Tanggung jawab utama pemerintah di sektor ekonomi adalah menyediakan
infrastruktur untuk memajukan kehidupan ekonomi dan menegakkan hukum (Korten:
1997), termasuk ”hukum” yang baik dalam sektor ekonomi negara. Dalam konteks administrasi pemerintahan,
penting untuk membuat regulasi yang dapat mempermudah urusan investasi agar
dapat dilakukan secara efektif dan efisien, tetapi tetap dapat
dipertanggungjawabkan. Terkait perubahan pasal di atas, setidaknya
ada dua hal penting yang perlu dicermati mendalam. Pertama, perihal batas
waktu badan dan/atau pejabat pemerintahan untuk menetapkan dan/atau melakukan
keputusan dan/atau tindakan, yang sebelumnya paling lama 10 hari kerja
menjadi lima hari kerja. Dari sisi pelayanan publik, semangat yang dibawa
adalah agar pelayanan publik lebih cepat, efektif, dan efisien, termasuk
birokrasi terkait investasi. Dari Laporan Daya Saing Global 2017-2018,
peringkat kedua hambatan investasi adalah birokrasi pemerintahan. Ini harus
disederhanakan, tetapi dengan tetap memperhatikan sistem kerja yang
akuntabel. Perubahan batas waktu itu menuntut administrasi negara untuk
bekerja lebih cepat, tetapi harus tepat. Kedua, perihal ”sikap diam” yang dalam hal
ini adalah lewat dari batas waktu tersebut di atas, badan dan/atau pejabat
pemerintahan tidak menetapkan dan/atau melakukan keputusan dan/atau tindakan,
permohonan dianggap dikabulkan secara hukum (dalam doktrin dikenal dengan
keputusan fiktif positif). Potensi
”moral Hazard” Jika awalnya harus lewat permohonan ke
Pengadilan Tata Usaha Negara (PTUN) untuk bisa dikeluarkan keputusan dan/atau
tindakan, kini bentuk penetapan keputusan dan/atau tindakan yang dianggap
dikabulkan secara hukum itu diatur dalam perpres. Sekilas, hal ini seolah mendorong pelayanan
publik menjadi lebih singkat dan cepat, karena tak harus melalui permohonan
di PTUN. Namun, bukan tak mungkin terjadi apa yang dikhawatirkan, yakni bahwa
”sikap diam” tersebut ternyata telah disepakati oleh yang berwenang untuk
mengambil keputusan dan/atau tindakan, dengan pemohon. Untuk menyembunyikan moral hazard (apabila
kemudian permohonan dikabulkan), badan dan/atau pejabat pemerintahan itu
memilih bersikap diam karena telah diketahui pada akhirnya akan dianggap
dikabulkan secara hukum. Artinya, ada kemungkinan terjadi kerja sama untuk
melakukan kesepakatan yang koruptif antara pemohon dengan badan dan/atau
pejabat pemerintahan. Perlu diingat, salah satu sifat pelaku
korupsi adalah menginginkan suatu keputusan tegas, tetapi mereka dapat
memengaruhinya (Alatas: 1983). Hal ini bisa terjadi meski mungkin telah
diantisipasi dengan diakuinya keputusan berbentuk elektronis (Pasal 38 UU AP)

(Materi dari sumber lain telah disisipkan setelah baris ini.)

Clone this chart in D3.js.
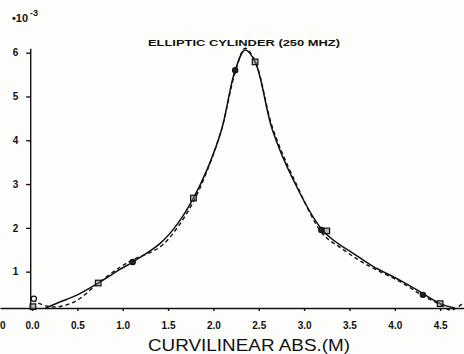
<!DOCTYPE html>
<html>
<head>
<meta charset="utf-8">
<script src="https://cdn.jsdelivr.net/npm/d3@7"></script>
<style>
  html, body { margin: 0; padding: 0; background: #fdfdfb; }
  svg { display: block; }
  .tick text { font-family: "Liberation Sans", Arial, sans-serif; font-weight: bold; font-size: 10px; fill: #111; }
  .tick line, .domain { stroke: #111; stroke-width: 1.4; }
</style>
</head>
<body>
<div id="chart"></div>
<script>
// values are in units of 1e-3
const solidX = [0.15, 0.3, 0.5, 0.73, 0.97, 1.11, 1.41, 1.6, 1.78, 1.93, 2.09, 2.24, 2.35, 2.46, 2.65, 2.88, 3.21, 3.59, 3.76, 4.06, 4.31, 4.5, 4.66]
const solidY = [0.17, 0.3, 0.47, 0.74, 1.05, 1.22, 1.64, 2.08, 2.68, 3.33, 4.24, 5.6, 6.06, 5.79, 4.24, 3.1, 1.93, 1.35, 1.12, 0.8, 0.5, 0.27, 0.17]

const dashX = [0.0, 0.15, 0.3, 0.5, 0.73, 0.97, 1.11, 1.41, 1.6, 1.78, 1.93, 2.09, 2.24, 2.35, 2.46, 2.65, 2.88, 3.21, 3.4, 3.59, 3.76, 4.06, 4.31, 4.5, 4.62, 4.7, 4.8]
const dashY = [0.35, 0.22, 0.2, 0.35, 0.74, 1.1, 1.27, 1.56, 2.0, 2.6, 3.3, 4.25, 5.55, 6.1, 5.8, 4.3, 3.15, 1.85, 1.55, 1.28, 1.08, 0.77, 0.45, 0.25, 0.12, 0.2, 0.35]

const circleX = [0.02, 1.11, 2.24, 3.19, 4.31]
const circleY = [0.38, 1.22, 5.6, 1.95, 0.47]

const squareX = [0.01, 0.73, 1.78, 2.46, 3.25, 4.5]
const squareY = [0.2, 0.74, 2.68, 5.79, 1.93, 0.27]

const xTicks = [0, 0.5, 1, 1.5, 2, 2.5, 3, 3.5, 4, 4.5]
const yTicks = [1, 2, 3, 4, 5, 6]

const title = "ELLIPTIC CYLINDER (250 MHZ)"
const xLabel = "CURVILINEAR ABS.(M)"

const width = 464, height = 354

const svg = d3.select("#chart").append("svg")
  .attr("width", width)
  .attr("height", height)

const x = d3.scaleLinear().domain([-0.353, 4.763]).range([0, width])
// bottom of the frame sits a bit above zero in the print
const y = d3.scaleLinear().domain([0.17, 6.1]).range([308, 48.3])

// x axis, running the full width
const xAxis = svg.append("g")
  .attr("transform", `translate(0,${y(0.17)})`)
  .call(d3.axisBottom(x).tickValues(xTicks).tickSize(3).tickSizeOuter(0).tickPadding(9)
    .tickFormat(d3.format(".1f")))
xAxis.selectAll(".tick text").attr("dy", "0.9em")

// y axis
svg.append("g")
  .attr("transform", `translate(${x(-0.02)},0)`)
  .call(d3.axisLeft(y).tickValues(yTicks).tickSize(4).tickSizeOuter(0).tickPadding(8)
    .tickFormat(d3.format("d")))

// label of the neighbouring panel at the left edge
svg.append("text")
  .attr("x", 0).attr("y", 329)
  .attr("font-family", "Liberation Sans, Arial, sans-serif")
  .attr("font-weight", "bold")
  .attr("font-size", 10)
  .attr("fill", "#111")
  .text("0")

// scale factor
const mult = svg.append("text")
  .attr("x", 12).attr("y", 22)
  .attr("font-family", "Liberation Sans, Arial, sans-serif")
  .attr("font-weight", "bold")
  .attr("font-size", 11)
  .attr("fill", "#111")
mult.append("tspan").text("•10")
mult.append("tspan").attr("dy", -6).attr("dx", 2).attr("font-size", 9).text("-3")

// title
svg.append("text")
  .attr("x", 244).attr("y", 46)
  .attr("text-anchor", "middle")
  .attr("font-family", "Liberation Sans, Arial, sans-serif")
  .attr("font-weight", "bold")
  .attr("font-size", 9)
  .attr("textLength", 192)
  .attr("lengthAdjust", "spacingAndGlyphs")
  .attr("fill", "#111")
  .text(title)

// x label
svg.append("text")
  .attr("x", 249).attr("y", 351)
  .attr("text-anchor", "middle")
  .attr("font-family", "Liberation Sans, Arial, sans-serif")
  .attr("font-size", 17)
  .attr("textLength", 202)
  .attr("lengthAdjust", "spacingAndGlyphs")
  .attr("fill", "#111")
  .text(xLabel)

const line = d3.line()
  .x(d => x(d[0]))
  .y(d => y(d[1]))
  .curve(d3.curveCatmullRom.alpha(0.5))

svg.append("path")
  .datum(d3.zip(dashX, dashY))
  .attr("fill", "none")
  .attr("stroke", "#111")
  .attr("stroke-width", 1.4)
  .attr("stroke-dasharray", "4,3")
  .attr("d", line)

svg.append("path")
  .datum(d3.zip(solidX, solidY))
  .attr("fill", "none")
  .attr("stroke", "#111")
  .attr("stroke-width", 1.5)
  .attr("d", line)

svg.append("g").selectAll("circle")
  .data(d3.zip(circleX, circleY))
  .join("circle")
  .attr("cx", d => x(d[0]))
  .attr("cy", d => y(d[1]))
  .attr("r", 2.6)
  .attr("fill", (d, i) => i === 0 ? "#fdfdfb" : "#222")
  .attr("stroke", "#111")
  .attr("stroke-width", 1.2)

svg.append("g").selectAll("rect")
  .data(d3.zip(squareX, squareY))
  .join("rect")
  .attr("x", d => x(d[0]) - 2.8)
  .attr("y", d => y(d[1]) - 2.8)
  .attr("width", 5.6)
  .attr("height", 5.6)
  .attr("fill", "#777")
  .attr("fill-opacity", 0.5)
  .attr("stroke", "#111")
  .attr("stroke-width", 1.2)
</script>
</body>
</html>
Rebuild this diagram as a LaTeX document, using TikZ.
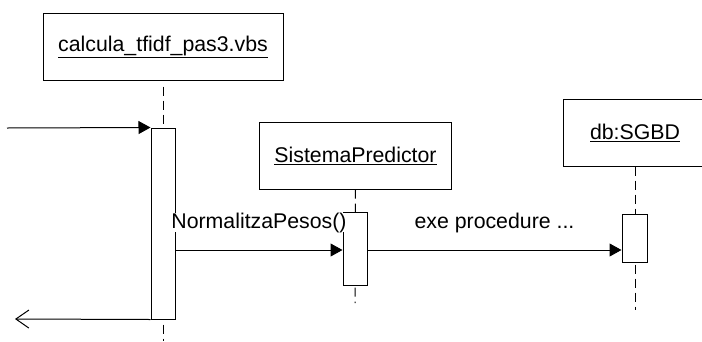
\documentclass[tikz,border=0pt]{standalone}
\usepackage{fontspec}
\setmainfont{Liberation Sans}
\usetikzlibrary{arrows.meta, positioning}
\tikzset{
  objbox/.style={rectangle, draw=black, fill=white, line width=1pt,
                 minimum height=67pt, inner sep=0pt,
                 font=\fontsize{21.3}{25}\selectfont},
  actbox/.style={rectangle, draw=black, fill=white, line width=1pt,
                 minimum width=24pt, inner sep=0pt},
  lifeline/.style={line width=1pt, dash pattern=on 9pt off 5pt},
  callarrow/.style={-{Triangle[length=12pt,width=13pt]}, line width=1pt},
  backarrow/.style={-{Straight Barb[length=13pt,width=18pt]}, line width=1pt},
  msglabel/.style={font=\fontsize{21.3}{25}\selectfont, fill=white,
                   inner sep=0pt, anchor=base}
}
\begin{document}
\begin{tikzpicture}[x=1pt, y=-1pt]
  \useasboundingbox (0,0) rectangle (702,341);

  % Objects
  \node[objbox, minimum width=240pt] (script) at (163,46.5)
      {\underline{calcula\_tfidf\_pas3.vbs}};
  \node[objbox, minimum width=192pt] (predictor) at (355.5,155.5)
      {\underline{SistemaPredictor}};
  \node[objbox, minimum width=144pt] (sgbd) at (635,132.5)
      {\underline{db:SGBD}};

  % Lifelines
  \coordinate (end1) at (163,341);
  \coordinate (end2) at (355,303);
  \coordinate (end3) at (635,310);
  \draw[lifeline] ([yshift=-6pt]script.south) -- (end1);
  \draw[lifeline] (predictor.south) -- (end2);
  \draw[lifeline] (sgbd.south) -- (end3);

  % Activations
  \node[actbox, minimum height=191pt] (act1) at (163,223.5) {};
  \node[actbox, minimum height=73pt]  (act2) at (355,248.5) {};
  \node[actbox, minimum height=48pt, minimum width=25pt] (act3) at (634.5,238) {};

  % Messages
  \coordinate (start) at (7,128);
  \coordinate (back) at (15,319);
  \coordinate (msg) at (0,250);
  \draw[callarrow] (start) -- (act1.north west);
  \draw[backarrow] (act1.south west) -- (back);
  \draw[callarrow] (act1.east |- msg) -- (act2.west |- msg)
      node[msglabel, midway, yshift=22pt] {NormalitzaPesos()};
  \draw[callarrow] (act2.east |- msg) -- (act3.west |- msg)
      node[msglabel, midway, yshift=22pt] {exe procedure ...};
\end{tikzpicture}
\end{document}
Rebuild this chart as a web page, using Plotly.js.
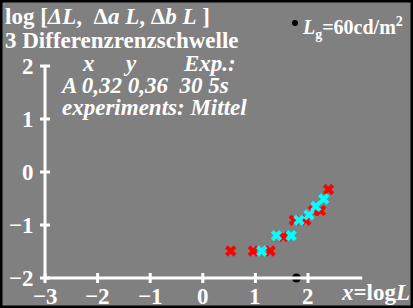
<!DOCTYPE html>
<html><head><meta charset="utf-8">
<script src="https://cdn.plot.ly/plotly-3.0.1.min.js"></script>
<style>html,body{margin:0;padding:0;background:#808080;}</style>
</head><body><div id="chart" style="width:413px;height:308px;"></div>
<script>
// Data (log L, log threshold)
const redX = [0.53, 0.96, 1.28, 1.53, 1.74, 1.96, 2.10, 2.24, 2.39];
const redY = [-1.49, -1.49, -1.49, -1.22, -0.91, -0.91, -0.73, -0.73, -0.33];
const cyanX = [1.12, 1.40, 1.68, 1.83, 2.02, 2.15, 2.30];
const cyanY = [-1.49, -1.20, -1.20, -0.91, -0.81, -0.65, -0.51];
const adaptX = [1.78];
const adaptY = [-2];
const xTicks = [-3, -2, -1, 0, 1, 2];
const yTicks = [-2, -1, 0, 1, 2];
const xTickLabels = ['\u22123', '\u22122', '\u22121', '0', '1', '2'];
const yTickLabels = ['\u22122', '\u22121', '0', '1', '2'];

const W = 413, H = 308;
const L = 29, R = 32, T = 40, B = 20;
const pxPerX = 52.6, pxPerY = 53;
const x0px = 45, y0px = 278; // pixel of (-3, -2)
const plotW = W - L - R, plotH = H - T - B;
const xMin = -3 - (x0px - L) / pxPerX, xMax = xMin + plotW / pxPerX;
const yMin = -2 - (H - B - y0px) / pxPerY, yMax = yMin + plotH / pxPerY;
const px = x => (x - L) / plotW;
const py = y => (H - B - y) / plotH;

const font = 'Liberation Serif, Times New Roman, serif';
const white = '#ffffff';

const shapes = [];
shapes.push({type:'line', xref:'x', yref:'y', x0:-3, x1:3.03, y0:-2, y1:-2, line:{color:white, width:3}});
shapes.push({type:'line', xref:'x', yref:'y', x0:-3, x1:-3, y0:-2, y1:2, line:{color:white, width:3}});
xTicks.forEach(t => shapes.push({type:'line', xref:'x', yref:'y', x0:t, x1:t, y0:-2 - 5/pxPerY, y1:-2 + 5/pxPerY, line:{color:white, width:3}}));
yTicks.forEach(t => shapes.push({type:'line', xref:'x', yref:'y', y0:t, y1:t, x0:-3 - 5/pxPerX, x1:-3 + 5/pxPerX, line:{color:white, width:3}}));
shapes.push({type:'rect', xref:'paper', yref:'paper', x0:px(1), x1:px(412), y0:py(1), y1:py(307), line:{color:'#000', width:3}});
shapes.push({type:'circle', xref:'paper', yref:'paper', x0:px(292), x1:px(298), y0:py(26), y1:py(20), fillcolor:'#000', line:{width:0}});

const ann = [];
xTickLabels.forEach((s, i) => ann.push({x: xTicks[i], y: py(296), xref:'x', yref:'paper', text: '<b>' + s + '</b>', showarrow:false, xanchor:'center', yanchor:'middle', font:{family:font, size:23, color:white}}));
yTickLabels.forEach((s, i) => ann.push({x: px(36), y: yTicks[i], xref:'paper', yref:'y', text: '<b>' + s + '</b>', showarrow:false, xanchor:'right', yanchor:'middle', font:{family:font, size:23, color:white}}));
function txt(x, y, s, size, anchor) {
  ann.push({x: px(x), y: py(y), xref:'paper', yref:'paper', text: '<b>' + s + '</b>', showarrow:false, xanchor: anchor || 'left', yanchor:'middle', font:{family:font, size:size, color:white}});
}
txt(3, 16, 'log [<i>\u0394L</i>,  \u0394<i>a L</i>, \u0394<i>b L</i> ]', 23);
txt(3, 40, '3 Differenzrenzschwelle', 23);
txt(80, 63, '<i>x</i>', 23);
txt(121, 63, '<i>y</i>', 23);
txt(181, 63, '<i>Exp.:</i>', 23);
txt(58, 86, '<i>A 0,32 0,36  30 5s</i>', 23);
txt(60, 107, '<i>experiments: Mittel</i>', 23);
txt(300, 28, '<i>L</i><sub>g</sub>=60cd/m<sup>2</sup>', 20);
txt(412, 292, '<i>x</i>=log<i>L</i>', 23, 'right');

const traces = [
  {x: redX, y: redY, type:'scatter', mode:'markers', marker:{symbol:'x', size:10, color:'#ff0000', line:{width:0}}, cliponaxis:false},
  {x: cyanX, y: cyanY, type:'scatter', mode:'markers', marker:{symbol:'x', size:10, color:'#00ffff', line:{width:0}}, cliponaxis:false},
  {x: adaptX, y: adaptY, type:'scatter', mode:'markers', marker:{symbol:'circle', size:9, color:'#000000'}, cliponaxis:false}
];

const layout = {
  width: W, height: H,
  margin: {l:L, r:R, t:T, b:B, pad:0},
  paper_bgcolor:'#808080', plot_bgcolor:'#808080',
  showlegend:false,
  xaxis:{range:[xMin, xMax], showgrid:false, zeroline:false, showticklabels:false, ticks:'', showline:false, fixedrange:true},
  yaxis:{range:[yMin, yMax], showgrid:false, zeroline:false, showticklabels:false, ticks:'', showline:false, fixedrange:true},
  shapes: shapes, annotations: ann
};
Plotly.newPlot('chart', traces, layout, {staticPlot:true, displayModeBar:false});
</script></body></html>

yang menjadikan administrasi negara tak memiliki alasan untuk tak melakukan
pelayanan publik secara optimal meskipun dengan batas waktu terbatas
demikian. Pada dasarnya, pengaturan sebelumnya, di
mana penerimaan permohonan fiktif positif adalah oleh PTUN, sudah baik.
Mekanisme check and balances adalah sebuah keniscayaan untuk mengendalikan
penyalahgunaan oleh pemerintah karena ”isi” pemerintah itu manusia juga,
bukan malaikat (Madison: 1788). Namun, sebagai konsekuensi asas lex dura
sed tamen scripta (hukum itu kejam, tetapi begitulah bunyinya), yang bermakna
selama menjadi hukum positif, maka hukum itu harus dilaksanakan. Itulah
sebabnya, perpres itu menjadi krusial (untuk segera diterbitkan) dan harus
memberikan pengaturan cermat dan berhati-hati untuk tidak memberikan celah
yang justru bisa kontraproduktif. Selain perihal fiktif positif, hal menarik
lain dalam UU Cipta Kerja adalah perubahan pengaturan diskresi, yakni salah
satu syarat ”tidak bertentangan dengan ketentuan peraturan
perundang-undangan” dihapuskan. Hakikat diskresi adalah memang against the
law sehingga pengaturan demikian dapat dikatakan ideal dengan doktrin
diskresi. Diskresi diterapkan untuk mencapai tujuan
tertentu pada penyelenggaraan fungsi keadministrasian negara, dilandasi
pertimbangan moral daripada hukum yang berlaku, sehingga ada alasan penting
dan/atau yang dapat dibenarkan mengapa harus dilakukan (Sinaga: 2001).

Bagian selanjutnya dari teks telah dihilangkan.